> **Code that draws figures**
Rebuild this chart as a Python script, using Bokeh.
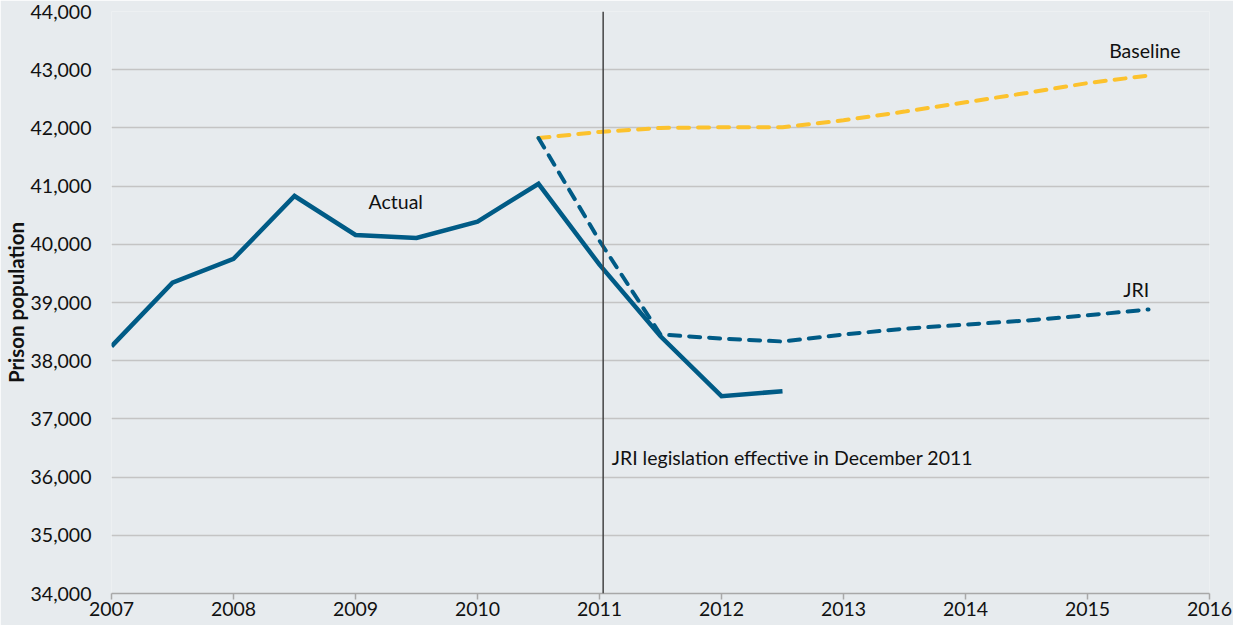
from bokeh.plotting import figure
from bokeh.models import Span, Label, NumeralTickFormatter, FixedTicker, Range1d
from bokeh.embed import file_html
from bokeh.resources import INLINE

# Data
actual_x = [2007.0, 2007.5, 2008.0, 2008.5, 2009.0, 2009.5, 2010.0, 2010.5, 2011.0, 2011.5, 2012.0, 2012.5]
actual_y = [38247, 39340, 39750, 40830, 40160, 40110, 40390, 41040, 39650, 38420, 37390, 37476]

baseline_x = [2010.5, 2011.0, 2011.5, 2012.0, 2012.5, 2013.0, 2013.5, 2014.0, 2014.5, 2015.0, 2015.5]
baseline_y = [41825, 41930, 42000, 42010, 42010, 42130, 42280, 42440, 42600, 42770, 42900]

jri_x = [2010.5, 2011.0, 2011.5, 2012.0, 2012.5, 2013.0, 2013.5, 2014.0, 2014.5, 2015.0, 2015.5]
jri_y = [41825, 40060, 38450, 38380, 38330, 38450, 38550, 38620, 38690, 38780, 38880]

x_ticks = [2007, 2008, 2009, 2010, 2011, 2012, 2013, 2014, 2015, 2016]
y_ticks = [34000, 35000, 36000, 37000, 38000, 39000, 40000, 41000, 42000, 43000, 44000]
legislation_x = 2011.03

BG = "#e7ebee"
BLUE = "#005b86"
YELLOW = "#fcc22d"
FONT = "Lato"

p = figure(width=1233, height=625, output_backend="svg", toolbar_location=None,
           x_range=Range1d(2007, 2016), y_range=Range1d(34000, 44000),
           min_border_left=20, min_border_top=11, min_border_right=24, min_border_bottom=32)
p.background_fill_color = BG
p.border_fill_color = BG
p.outline_line_color = None

p.xgrid.grid_line_color = None
p.ygrid.grid_line_color = "#c4c4c4"
p.ygrid.grid_line_width = 1.5

p.xaxis.ticker = FixedTicker(ticks=x_ticks)
p.yaxis.ticker = FixedTicker(ticks=y_ticks)
p.yaxis.formatter = NumeralTickFormatter(format="0,0")

for ax in (p.xaxis, p.yaxis):
    ax.major_label_text_font = FONT
    ax.major_label_text_font_size = "19.5px"
    ax.major_label_text_color = "#111111"
    ax.minor_tick_line_color = None

p.xaxis.axis_line_color = "#a8a8a8"
p.xaxis.axis_line_width = 1.5
p.xaxis.major_tick_line_color = "#a8a8a8"
p.xaxis.major_tick_line_width = 1.5
p.xaxis.major_tick_in = 0
p.xaxis.major_tick_out = 6
p.xaxis.major_label_standoff = 2

p.yaxis.axis_line_color = None
p.yaxis.major_tick_line_color = None
p.yaxis.major_label_standoff = 14
p.yaxis.axis_label = "Prison population"
p.yaxis.axis_label_text_font = FONT
p.yaxis.axis_label_text_font_style = "bold"
p.yaxis.axis_label_text_font_size = "20.5px"
p.yaxis.axis_label_text_color = "#111111"
p.yaxis.axis_label_standoff = 0

p.add_layout(Span(location=legislation_x, dimension="height", line_color="#444444", line_width=1.5))

p.line(baseline_x, baseline_y, line_color=YELLOW, line_width=4, line_dash="11 9", line_cap="round")
p.line(jri_x, jri_y, line_color=BLUE, line_width=4, line_dash="11 9", line_cap="round")
p.line(actual_x, actual_y, line_color=BLUE, line_width=4.5, line_join="miter")

def lab(x, y, t, align="center"):
    p.add_layout(Label(x=x, y=y, text=t, text_font=FONT, text_font_size="19.5px",
                       text_color="#111111", text_align=align, text_baseline="middle"))

lab(2009.33, 40730, "Actual")
lab(2015.47, 43330, "Baseline")
lab(2015.4, 39220, "JRI")
lab(2011.1, 36330, "JRI legislation effective in December 2011", align="left")

open("out.html", "w").write(file_html(p, INLINE))
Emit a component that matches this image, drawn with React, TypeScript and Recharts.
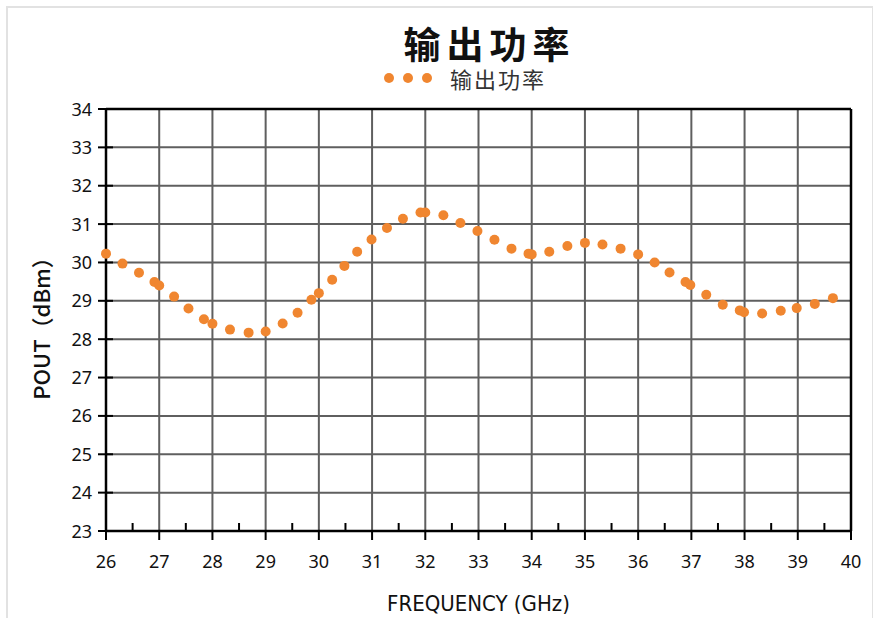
import React from 'react'
import { ScatterChart, Scatter, XAxis, YAxis, CartesianGrid, ReferenceLine } from 'recharts'

// frequency (GHz)
const freq = [
  26.0, 26.31, 26.62, 26.91, 27.0, 27.28, 27.55, 27.84, 28.0, 28.33, 28.68, 29.0,
  29.32, 29.6, 29.86, 30.0, 30.25, 30.48, 30.72, 30.99, 31.28, 31.58, 31.91, 32.0,
  32.34, 32.66, 32.98, 33.3, 33.62, 33.94, 34.0, 34.33, 34.67, 35.0, 35.33, 35.67,
  36.0, 36.31, 36.59, 36.89, 36.98, 37.28, 37.59, 37.91, 37.99, 38.33, 38.68, 38.98,
  39.32, 39.66,
]

// output power (dBm)
const pout = [
  30.23, 29.97, 29.73, 29.49, 29.4, 29.11, 28.8, 28.52, 28.4, 28.25, 28.17, 28.2,
  28.41, 28.69, 29.03, 29.2, 29.55, 29.91, 30.28, 30.6, 30.9, 31.14, 31.3, 31.3,
  31.23, 31.03, 30.82, 30.59, 30.36, 30.23, 30.21, 30.28, 30.43, 30.51, 30.47, 30.36,
  30.21, 30.0, 29.74, 29.49, 29.41, 29.16, 28.9, 28.75, 28.7, 28.67, 28.74, 28.81,
  28.92, 29.07,
]

const xTicks = [26, 26.5, 27, 27.5, 28, 28.5, 29, 29.5, 30, 30.5, 31, 31.5, 32, 32.5, 33, 33.5,
  34, 34.5, 35, 35.5, 36, 36.5, 37, 37.5, 38, 38.5, 39, 39.5, 40]
const yTicks = [23, 24, 25, 26, 27, 28, 29, 30, 31, 32, 33, 34]

const seriesName = '输出功率'
const orange = '#F08630'
const tickFont = '"Noto Sans", sans-serif'

const data = freq.map((f, i) => ({ f, p: pout[i] }))

function XTick(props: any) {
  const { x, y, payload } = props
  const axisY = y - 12
  const v = payload.value
  if (!Number.isInteger(v)) {
    return <line x1={x} x2={x} y1={axisY - 8} y2={axisY} stroke="#000" strokeWidth={2} />
  }
  return (
    <g>
      <line x1={x} x2={x} y1={axisY} y2={axisY + 9} stroke="#000" strokeWidth={2} />
      <text x={x} y={axisY + 37} textAnchor="middle" fontSize={18} fontFamily={tickFont} fill="#111">
        {v}
      </text>
    </g>
  )
}

function YTick(props: any) {
  const { x, y, payload } = props
  const axisX = x + 12
  return (
    <g>
      <line x1={axisX - 8} x2={axisX + 7} y1={y} y2={y} stroke="#000" strokeWidth={2} />
      <text x={axisX - 14} y={y + 6.5} textAnchor="end" fontSize={18} fontFamily={tickFont} fill="#111">
        {payload.value}
      </text>
    </g>
  )
}

const dot = (props: any) => <circle cx={props.cx} cy={props.cy} r={5} fill={orange} />

export default function App() {
  return (
    <div style={{ position: 'absolute', left: 0, top: 0, width: 873, height: 618, background: '#fff' }}>
      <div
        style={{
          position: 'absolute', left: 6, top: 6, width: 864, height: 640,
          borderTop: '2px solid #e2e2e2', borderLeft: '2px solid #e2e2e2', borderRight: '2px solid #e2e2e2',
        }}
      />
      <div
        style={{
          position: 'absolute', left: 0, width: 873, top: 24, textAlign: 'center', paddingLeft: 106,
          boxSizing: 'border-box', fontFamily: '"Noto Sans CJK SC", sans-serif', fontWeight: 700,
          fontSize: 37, letterSpacing: 6, lineHeight: '38px', color: '#111',
        }}
      >
        {seriesName}
      </div>
      <div style={{ position: 'absolute', left: 383, top: 66, height: 24, display: 'flex', alignItems: 'center' }}>
        <svg width={52} height={12}>
          <circle cx={6} cy={6} r={5} fill={orange} />
          <circle cx={25} cy={6} r={5} fill={orange} />
          <circle cx={44} cy={6} r={5} fill={orange} />
        </svg>
        <span
          style={{
            marginLeft: 15, fontFamily: '"Noto Sans CJK SC", sans-serif', fontSize: 22, lineHeight: '24px',
            letterSpacing: 2, color: '#333',
          }}
        >
          {seriesName}
        </span>
      </div>
      <ScatterChart width={873} height={618} margin={{ top: 109, right: 22, bottom: 0, left: 0 }}>
        <CartesianGrid stroke="#5f5f5f" strokeWidth={2} horizontalValues={yTicks} verticalValues={xTicks.filter((t) => Number.isInteger(t))} />
        <XAxis
          type="number"
          dataKey="f"
          domain={[26, 40]}
          ticks={xTicks}
          interval={0}
          height={87}
          tickSize={8}
          tickMargin={4}
          tickLine={false}
          tick={<XTick />}
          axisLine={{ stroke: '#000', strokeWidth: 2.5 }}
          label={{
            value: 'FREQUENCY (GHz)', position: 'insideBottom', offset: 7,
            style: { fontFamily: '"DejaVu Sans Condensed", sans-serif', fontStretch: 'condensed', fontSize: 22, fill: '#111' },
          }}
        />
        <YAxis
          type="number"
          dataKey="p"
          domain={[23, 34]}
          ticks={yTicks}
          interval={0}
          width={106}
          tickSize={8}
          tickMargin={4}
          tickLine={false}
          tick={<YTick />}
          axisLine={{ stroke: '#000', strokeWidth: 2.5 }}
          label={{
            content: () => (
              <text
                x={40}
                y={323}
                transform="rotate(-90 40 323)"
                textAnchor="middle"
                dominantBaseline="central"
                fontFamily='"Noto Sans CJK SC", sans-serif'
                fontWeight={500}
                fontSize={22}
                fill="#111"
              >
                POUT（dBm）
              </text>
            ),
          }}
        />
        <ReferenceLine y={34} stroke="#000" strokeWidth={2.5} />
        <ReferenceLine x={40} stroke="#000" strokeWidth={2.5} />
        <Scatter data={data} name={seriesName} shape={dot} isAnimationActive={false} />
      </ScatterChart>
    </div>
  )
}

> **EXERCISE REQUIREMENTS**
Copy out every line with the word "React".

> **TASK ANSWER**
Emit a component that matches this image, drawn with React, TypeScript and Recharts.
import React from 'react'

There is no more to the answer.